(DATA PROVIDED)
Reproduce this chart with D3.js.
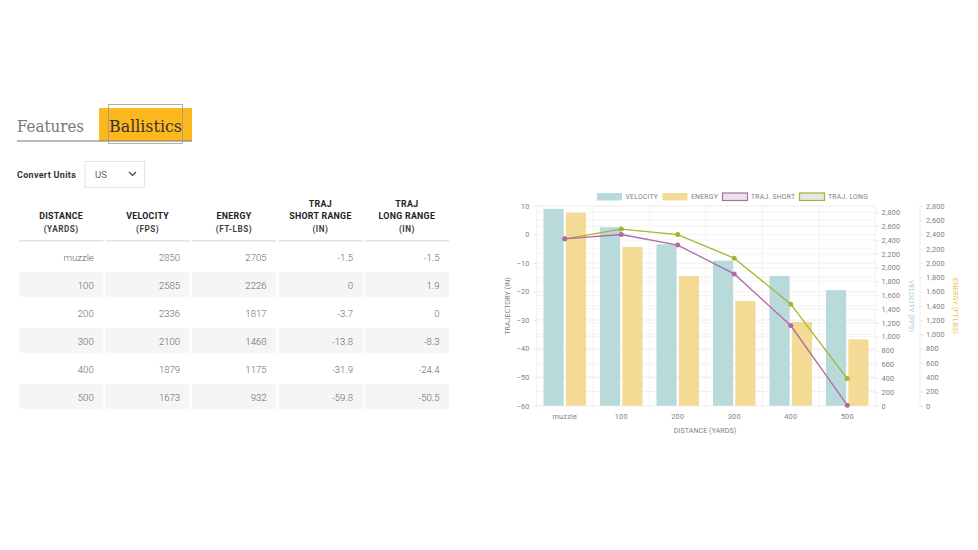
<!DOCTYPE html>
<html>
<head>
<meta charset="utf-8">
<script src="https://cdn.jsdelivr.net/npm/d3@7"></script>
<style>
  html, body { margin: 0; padding: 0; background: #fff; }
  svg { display: block; font-family: Roboto, sans-serif; }
  .axis path { display: none; }
  .axis line { stroke: #e6e6e6; }
  .axis text { fill: #808080; font-size: 7.3px; letter-spacing: 0.2px; font-family: Roboto, sans-serif; }
  .title { fill: #808080; font-size: 7px; letter-spacing: 0.1px; }
</style>
</head>
<body>
<div id="chart"></div>
<script>
// table + chart data
const distances = ['muzzle', '100', '200', '300', '400', '500'];
const velocity = [2850, 2585, 2336, 2100, 1879, 1673];
const energy = [2705, 2226, 1817, 1468, 1175, 932];
const trajShort = [-1.5, 0, -3.7, -13.8, -31.9, -59.8];
const trajLong = [-1.5, 1.9, 0, -8.3, -24.4, -50.5];
const trajTicks = [-60, -50, -40, -30, -20, -10, 0, 10];
const powerTicks = [0, 200, 400, 600, 800, 1000, 1200, 1400, 1600, 1800, 2000, 2200, 2400, 2600, 2800];
const headers = [
    ['DISTANCE', '(YARDS)'],
    ['VELOCITY', '(FPS)'],
    ['ENERGY', '(FT-LBS)'],
    ['TRAJ', 'SHORT RANGE', '(IN)'],
    ['TRAJ', 'LONG RANGE', '(IN)']
];
const legendItems = ['VELOCITY', 'ENERGY', 'TRAJ. SHORT', 'TRAJ. LONG'];

const width = 978, height = 550;
const colors = { velocity: '#b9dadb', energy: '#f3da95', short: '#b469a5', long: '#a5b52f' };

const svg = d3.select('#chart').append('svg')
    .attr('width', width)
    .attr('height', height)
    .attr('viewBox', [0, 0, width, height]);

// tabs
svg.append('rect').attr('x', 99).attr('y', 108).attr('width', 93).attr('height', 33).attr('fill', '#fdb81e');
svg.append('line').attr('x1', 17).attr('x2', 192).attr('y1', 141).attr('y2', 141).attr('stroke', '#777').attr('stroke-width', 1);
svg.append('rect').attr('x', 108.5).attr('y', 104.5).attr('width', 74).attr('height', 39)
    .attr('fill', 'none').attr('stroke', '#999').attr('stroke-width', 0.8);
svg.append('text').attr('x', 17).attr('y', 132).text('Features')
    .attr('font-family', 'DejaVu Serif').attr('font-size', 16).attr('fill', '#777')
    .attr('textLength', 67).attr('lengthAdjust', 'spacingAndGlyphs');
svg.append('text').attr('x', 109).attr('y', 132).text('Ballistics')
    .attr('font-family', 'DejaVu Serif').attr('font-size', 16).attr('fill', '#333')
    .attr('textLength', 73).attr('lengthAdjust', 'spacingAndGlyphs');

// units select
svg.append('text').attr('x', 17).attr('y', 177.5).text('Convert Units')
    .attr('font-size', 9).attr('font-weight', 700).attr('letter-spacing', 0.3).attr('fill', '#333');
svg.append('rect').attr('x', 85).attr('y', 161.5).attr('width', 59.5).attr('height', 26)
    .attr('fill', '#fff').attr('stroke', '#e4e4e4');
svg.append('text').attr('x', 95).attr('y', 177.5).text('US').attr('font-size', 9.5).attr('fill', '#666');
svg.append('path').attr('d', d3.line()([[129, 172], [132.5, 175.5], [136, 172]]))
    .attr('fill', 'none').attr('stroke', '#444').attr('stroke-width', 1.2);

// table
const colX = d3.scaleBand().domain(d3.range(5)).range([19, 449]).paddingInner(0.025);
const rowY = d3.scaleBand().domain(d3.range(6)).range([242.5, 410.5]);
const tableCols = [distances, velocity, energy, trajShort, trajLong];

const cols = svg.append('g').selectAll('g')
    .data(tableCols)
    .join('g')
    .attr('transform', (d, i) => `translate(${colX(i)},0)`);

cols.append('rect')
    .attr('y', 240)
    .attr('width', colX.bandwidth())
    .attr('height', 1.5)
    .attr('fill', '#e3e3e3');

cols.selectAll('.stripe')
    .data(d => d)
    .join('rect')
    .attr('class', 'stripe')
    .attr('y', (d, i) => rowY(i) + 1.5)
    .attr('width', colX.bandwidth())
    .attr('height', 24.7)
    .attr('fill', (d, i) => i % 2 ? '#f5f5f5' : 'none');

cols.selectAll('.val')
    .data(d => d)
    .join('text')
    .attr('class', 'val')
    .attr('x', colX.bandwidth() - 9.5)
    .attr('y', (d, i) => rowY(i) + 18)
    .attr('text-anchor', 'end')
    .attr('font-size', 9.6)
    .attr('font-weight', 300)
    .attr('fill', '#666')
    .text(d => d);

headers.forEach((lines, i) => {
    const bottom = 231.5;
    svg.append('g').selectAll('text')
        .data(lines)
        .join('text')
        .attr('x', colX(i) + colX.bandwidth() / 2)
        .attr('y', (d, j) => bottom - (lines.length - 1 - j) * 12.5)
        .attr('text-anchor', 'middle')
        .attr('font-size', (d, j) => j == lines.length - 1 ? 8.2 : 8.8)
        .attr('font-weight', 700)
        .attr('letter-spacing', (d, j) => j == lines.length - 1 ? 0.5 : 0.3)
        .attr('fill', (d, j) => j == lines.length - 1 ? '#444' : '#222')
        .text(d => d);
});

// chart scales
const plot = { left: 536.5, right: 875.5, top: 206, bottom: 405.7 };

const x = d3.scaleBand().domain(distances).range([plot.left, plot.right]);
const xBars = d3.scaleBand().domain(['velocity', 'energy']).range([7, 49.5]).paddingInner(0.1);
const yTraj = d3.scaleLinear().domain([-60, 10]).range([plot.bottom, plot.top]);
const yVel = d3.scaleLinear().domain([0, 2800]).range([plot.bottom, 212.3]);
const yEng = d3.scaleLinear().domain([0, 2800]).range([plot.bottom, plot.top]);

// grid
const grid = svg.append('g').attr('stroke', '#f0f0f0').attr('stroke-width', 0.8);
grid.selectAll('.h1').data(trajTicks).join('line').attr('class', 'h1')
    .attr('x1', plot.left).attr('x2', plot.right).attr('y1', d => yTraj(d)).attr('y2', d => yTraj(d));
grid.selectAll('.h2').data(powerTicks).join('line').attr('class', 'h2')
    .attr('x1', plot.left).attr('x2', plot.right).attr('y1', d => yVel(d)).attr('y2', d => yVel(d));
grid.selectAll('.h3').data(powerTicks).join('line').attr('class', 'h3')
    .attr('x1', plot.left).attr('x2', plot.right).attr('y1', d => yEng(d)).attr('y2', d => yEng(d));
grid.selectAll('.v').data(distances).join('line').attr('class', 'v')
    .attr('x1', d => x(d)).attr('x2', d => x(d)).attr('y1', plot.top).attr('y2', plot.bottom + 4);
grid.append('line').attr('x1', plot.right).attr('x2', plot.right).attr('y1', plot.top).attr('y2', plot.bottom + 4);

// bars
svg.append('g').selectAll('rect')
    .data(velocity)
    .join('rect')
    .attr('x', (d, i) => x(distances[i]) + xBars('velocity'))
    .attr('y', d => yVel(d))
    .attr('width', xBars.bandwidth())
    .attr('height', d => plot.bottom - yVel(d))
    .attr('fill', colors.velocity);

svg.append('g').selectAll('rect')
    .data(energy)
    .join('rect')
    .attr('x', (d, i) => x(distances[i]) + xBars('energy'))
    .attr('y', d => yEng(d))
    .attr('width', xBars.bandwidth())
    .attr('height', d => plot.bottom - yEng(d))
    .attr('fill', colors.energy);

// traj lines, short goes on top
const trajLine = d3.line()
    .x((d, i) => x(distances[i]) + x.bandwidth() / 2)
    .y(d => yTraj(d));

[[trajLong, colors.long], [trajShort, colors.short]].forEach(([vals, color]) => {
    svg.append('path').attr('d', trajLine(vals))
        .attr('fill', 'none').attr('stroke', color).attr('stroke-width', 1.3);
    svg.append('g').selectAll('circle')
        .data(vals)
        .join('circle')
        .attr('cx', (d, i) => x(distances[i]) + x.bandwidth() / 2)
        .attr('cy', d => yTraj(d))
        .attr('r', 2.5)
        .attr('fill', color);
});

// axes
svg.append('g').attr('class', 'axis')
    .attr('transform', `translate(${plot.left},0)`)
    .call(d3.axisLeft(yTraj).tickValues(trajTicks).tickSize(3).tickPadding(4));

svg.append('g').attr('class', 'axis')
    .attr('transform', `translate(0,${plot.bottom})`)
    .call(d3.axisBottom(x).tickSize(0).tickPadding(8));

svg.append('g').attr('class', 'axis')
    .attr('transform', `translate(${plot.right},0)`)
    .call(d3.axisRight(yVel).tickValues(powerTicks).tickFormat(d3.format(',')).tickSize(3).tickPadding(3));

svg.append('g').attr('class', 'axis')
    .attr('transform', 'translate(920,0)')
    .call(d3.axisRight(yEng).tickValues(powerTicks).tickFormat(d3.format(',')).tickSize(3).tickPadding(3));

svg.append('line').attr('x1', 920).attr('x2', 920).attr('y1', plot.top).attr('y2', plot.bottom).attr('stroke', '#eee');

// axis titles
svg.append('text').attr('class', 'title').attr('text-anchor', 'middle')
    .attr('transform', 'translate(510,306) rotate(-90)').text('TRAJECTORY (IN)');
svg.append('text').attr('class', 'title').attr('text-anchor', 'middle')
    .attr('x', 705).attr('y', 433).text('DISTANCE (YARDS)');
svg.append('text').attr('class', 'title').attr('text-anchor', 'middle')
    .attr('transform', 'translate(909,306) rotate(90)').style('fill', '#9fcfd0').text('VELOCITY (FPS)');
svg.append('text').attr('class', 'title').attr('text-anchor', 'middle')
    .attr('transform', 'translate(953,306) rotate(90)').style('fill', '#e8c65f').text('ENERGY (FT-LBS)');

// legend
const legendX = d3.scaleOrdinal().domain(legendItems).range([597, 662.5, 722.5, 799.5]);
const legendFill = d3.scaleOrdinal().domain(legendItems).range([colors.velocity, colors.energy, '#e6e6e6', '#e6e6e6']);
const legendStroke = d3.scaleOrdinal().domain(legendItems).range(['none', 'none', colors.short, colors.long]);

const legend = svg.append('g').selectAll('g')
    .data(legendItems)
    .join('g')
    .attr('transform', d => `translate(${legendX(d)},193)`);

legend.append('rect')
    .attr('width', 25)
    .attr('height', 7.5)
    .attr('fill', d => legendFill(d))
    .attr('stroke', d => legendStroke(d))
    .attr('stroke-width', 1.2);

legend.append('text')
    .attr('x', 28.5)
    .attr('y', 6)
    .attr('font-size', 6.8)
    .attr('letter-spacing', 0.25)
    .attr('fill', '#808080')
    .text(d => d);
</script>
</body>
</html>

(SHORT TASK) Skip the pictures, please, and transcribe only the lines from the beginning of the material through the one that contains "short: '#b469a5', long: '#a5b52f'".

(RESPONSE)
Reproduce this chart with D3.js.
<!DOCTYPE html>
<html>
<head>
<meta charset="utf-8">
<script src="https://cdn.jsdelivr.net/npm/d3@7"></script>
<style>
  html, body { margin: 0; padding: 0; background: #fff; }
  svg { display: block; font-family: Roboto, sans-serif; }
  .axis path { display: none; }
  .axis line { stroke: #e6e6e6; }
  .axis text { fill: #808080; font-size: 7.3px; letter-spacing: 0.2px; font-family: Roboto, sans-serif; }
  .title { fill: #808080; font-size: 7px; letter-spacing: 0.1px; }
</style>
</head>
<body>
<div id="chart"></div>
<script>
// table + chart data
const distances = ['muzzle', '100', '200', '300', '400', '500'];
const velocity = [2850, 2585, 2336, 2100, 1879, 1673];
const energy = [2705, 2226, 1817, 1468, 1175, 932];
const trajShort = [-1.5, 0, -3.7, -13.8, -31.9, -59.8];
const trajLong = [-1.5, 1.9, 0, -8.3, -24.4, -50.5];
const trajTicks = [-60, -50, -40, -30, -20, -10, 0, 10];
const powerTicks = [0, 200, 400, 600, 800, 1000, 1200, 1400, 1600, 1800, 2000, 2200, 2400, 2600, 2800];
const headers = [
    ['DISTANCE', '(YARDS)'],
    ['VELOCITY', '(FPS)'],
    ['ENERGY', '(FT-LBS)'],
    ['TRAJ', 'SHORT RANGE', '(IN)'],
    ['TRAJ', 'LONG RANGE', '(IN)']
];
const legendItems = ['VELOCITY', 'ENERGY', 'TRAJ. SHORT', 'TRAJ. LONG'];

const width = 978, height = 550;
const colors = { velocity: '#b9dadb', energy: '#f3da95', short: '#b469a5', long: '#a5b52f' };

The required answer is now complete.